Bringing home a new pet is an exciting time for a family — sometimes even a dream come true. At the same time, though, joining a family can be an entirely different experience for the pet. Being surrounded by new faces and voices can be very stressful for the pet—toddlers wanting to touch and hug, excited children shrieking and shouting—creating all kinds of chaos. Even animals that do well with adults can be overwhelmed by the smells, sounds and erratic movements of energetic kids.
What can you do to acclimate your pet to its new home?
How can you ease the transition for everyone, and what are some good tips to keep in mind when introducing your new pet to your kids? To help answer these questions, here’s a look at how to make introductions smooth and avoid injuries for your kids and your new furry friend.
1. Let the pet approach your kids.
Children can be so excited about a new pet that they run toward it right away, scaring and stressing the animal.
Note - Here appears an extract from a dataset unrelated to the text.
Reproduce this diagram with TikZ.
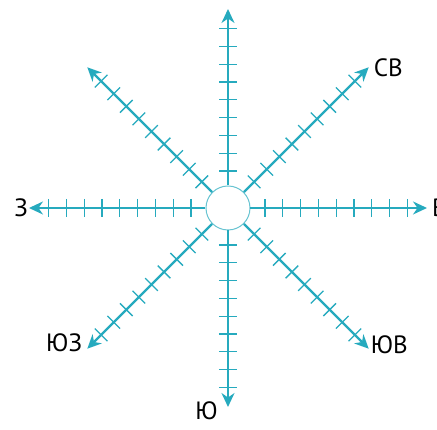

Prevent this by instructing your kids to let the pet approach them first, even holding them back initially, if needed. When the animal approaches your children on its own terms, it’s less likely to be scared. It also helps reduce aggressive behavior and conflict. Likewise, teach your kids to use gentle voices and avoid intimidating body language like staring or getting too close to the pet.
2. Give your pet a safe place.
Teach your kids from the start that your new pet has a few specific spaces that are off-limits. This might be a crate, a place outside or a certain room. Once you’ve designated it, enforce this sanctuary consistently, especially for small kids who might need a lot of reinforcement to understand.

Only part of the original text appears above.